• _What to produce_
Leave out the pictures, and write out exactly the lines from the beginning of the material to the line holding "3.35, 1.4, 0.9];", that line included, and nothing else.

• _Dataset content_

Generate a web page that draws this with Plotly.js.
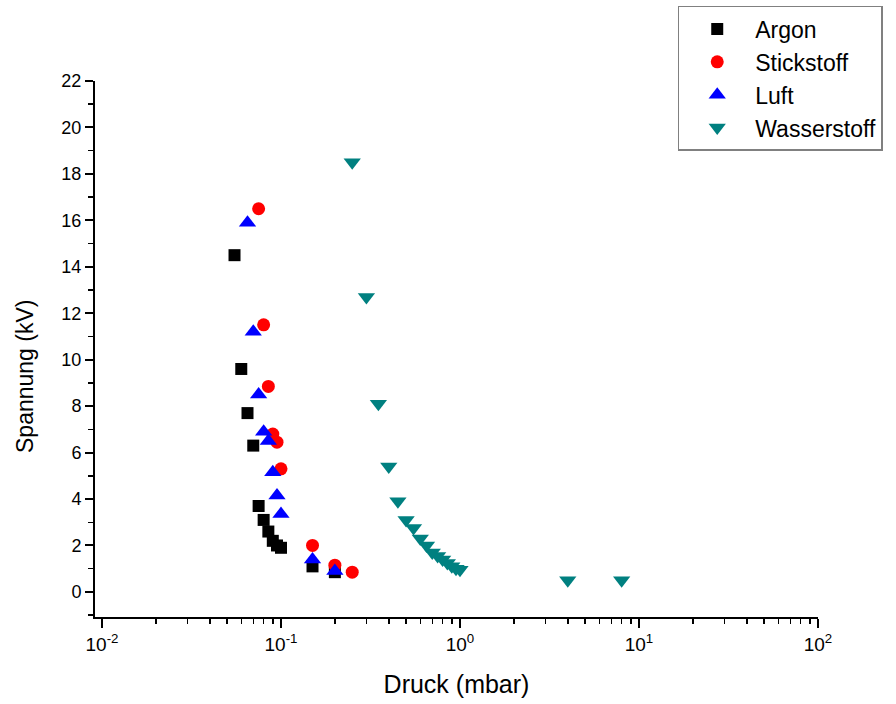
<!DOCTYPE html>
<html>
<head>
<meta charset="utf-8">
<script src="https://cdn.plot.ly/plotly-3.0.1.min.js"></script>
<style>body{margin:0;background:#fff;}#chart{width:896px;height:704px;}</style>
</head>
<body>
<div id="chart"></div>
<script>
// Data (pressure in mbar, voltage in kV)
const argonX = [0.055, 0.06, 0.065, 0.07, 0.075, 0.08, 0.085, 0.09, 0.095, 0.1, 0.15, 0.2];
const argonY = [14.5, 9.6, 7.7, 6.3, 3.7, 3.1, 2.6, 2.2, 2.0, 1.9, 1.1, 0.85];

const stickX = [0.075, 0.08, 0.085, 0.09, 0.095, 0.1, 0.15, 0.2, 0.25];
const stickY = [16.5, 11.5, 8.85, 6.8, 6.45, 5.3, 2.0, 1.15, 0.85];

const luftX = [0.065, 0.07, 0.075, 0.08, 0.085, 0.09, 0.095, 0.1, 0.15, 0.2];
const luftY = [15.9, 11.2, 8.5, 6.9, 6.5, 5.15, 4.15, 3.35, 1.4, 0.9];

const wasserX = [0.25, 0.3, 0.35, 0.4, 0.45, 0.5, 0.55, 0.6, 0.65, 0.7, 0.75, 0.8, 0.85, 0.9, 0.95, 1.0, 4, 8];
const wasserY = [18.5, 12.7, 8.1, 5.4, 3.9, 3.1, 2.75, 2.3, 2.0, 1.7, 1.55, 1.4, 1.25, 1.1, 1.0, 0.95, 0.5, 0.5];

const xTickVals = [0.01, 0.1, 1, 10, 100];
const xTickText = ['10<sup>-2</sup>', '10<sup>-1</sup>', '10<sup>0</sup>', '10<sup>1</sup>', '10<sup>2</sup>'];

const xTitle = 'Druck (mbar)';
const yTitle = 'Spannung (kV)';

const xMinorVals = [];
[0.01, 0.1, 1, 10].forEach(d => { for (let k = 2; k <= 9; k++) xMinorVals.push(d * k); });

const FONT = 'Arial, "Liberation Sans", sans-serif';

const traces = [
  {x: argonX, y: argonY, name: 'Argon', mode: 'markers', type: 'scatter',
   marker: {symbol: 'square', size: 12, color: '#000000'}},
  {x: stickX, y: stickY, name: 'Stickstoff', mode: 'markers', type: 'scatter',
   marker: {symbol: 'circle', size: 13, color: '#ff0000'}},
  {x: luftX, y: luftY, name: 'Luft', mode: 'markers', type: 'scatter',
   marker: {symbol: 'triangle-up', size: 15, color: '#0000ff'}},
  {x: wasserX, y: wasserY, name: 'Wasserstoff', mode: 'markers', type: 'scatter',
   marker: {symbol: 'triangle-down', size: 15, color: '#008080'}}
];

const layout = {
  width: 896, height: 704,
  paper_bgcolor: '#ffffff', plot_bgcolor: '#ffffff',
  margin: {l: 95, r: 78, t: 81, b: 87, autoexpand: false},
  font: {family: FONT, color: '#000000', size: 18},
  showlegend: true,
  legend: {
    x: 0.806, y: 1.14, xanchor: 'left', yanchor: 'top',
    bgcolor: '#ffffff', bordercolor: '#808080', borderwidth: 1.5,
    font: {family: FONT, size: 23, color: '#000000'},
    itemwidth: 66
  },
  xaxis: {
    type: 'log', range: [-2.039, 2],
    tickmode: 'array', tickvals: xTickVals, ticktext: xTickText,
    ticks: 'outside', ticklen: 9, tickwidth: 2, tickcolor: '#000',
    minor: {tickmode: 'array', tickvals: xMinorVals, ticks: 'outside', ticklen: 5, tickwidth: 1.5, tickcolor: '#000', showgrid: false},
    showline: true, linecolor: '#000', linewidth: 2,
    showgrid: false, zeroline: false, mirror: false,
    tickfont: {family: FONT, size: 19},
    title: {text: xTitle, font: {family: FONT, size: 25}, standoff: 22}
  },
  yaxis: {
    range: [-1.08, 22], tickmode: 'linear', tick0: 0, dtick: 2,
    ticks: 'outside', ticklen: 8, tickwidth: 2, tickcolor: '#000',
    minor: {dtick: 1, tick0: 0, ticks: 'outside', ticklen: 5, tickwidth: 1.5, tickcolor: '#000', showgrid: false},
    showline: true, linecolor: '#000', linewidth: 2,
    showgrid: false, zeroline: false, mirror: false,
    tickfont: {family: FONT, size: 18}
  },
  annotations: [{
    text: yTitle, textangle: -90, showarrow: false,
    xref: 'paper', yref: 'paper', x: -0.0968, y: 0.4478,
    xanchor: 'center', yanchor: 'middle',
    font: {family: FONT, size: 23, color: '#000'}
  }]
};

Plotly.newPlot('chart', traces, layout, {displayModeBar: false, staticPlot: true});
</script>
</body>
</html>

• _Complete answer_
Generate a web page that draws this with Plotly.js.
<!DOCTYPE html>
<html>
<head>
<meta charset="utf-8">
<script src="https://cdn.plot.ly/plotly-3.0.1.min.js"></script>
<style>body{margin:0;background:#fff;}#chart{width:896px;height:704px;}</style>
</head>
<body>
<div id="chart"></div>
<script>
// Data (pressure in mbar, voltage in kV)
const argonX = [0.055, 0.06, 0.065, 0.07, 0.075, 0.08, 0.085, 0.09, 0.095, 0.1, 0.15, 0.2];
const argonY = [14.5, 9.6, 7.7, 6.3, 3.7, 3.1, 2.6, 2.2, 2.0, 1.9, 1.1, 0.85];

const stickX = [0.075, 0.08, 0.085, 0.09, 0.095, 0.1, 0.15, 0.2, 0.25];
const stickY = [16.5, 11.5, 8.85, 6.8, 6.45, 5.3, 2.0, 1.15, 0.85];

const luftX = [0.065, 0.07, 0.075, 0.08, 0.085, 0.09, 0.095, 0.1, 0.15, 0.2];
const luftY = [15.9, 11.2, 8.5, 6.9, 6.5, 5.15, 4.15, 3.35, 1.4, 0.9];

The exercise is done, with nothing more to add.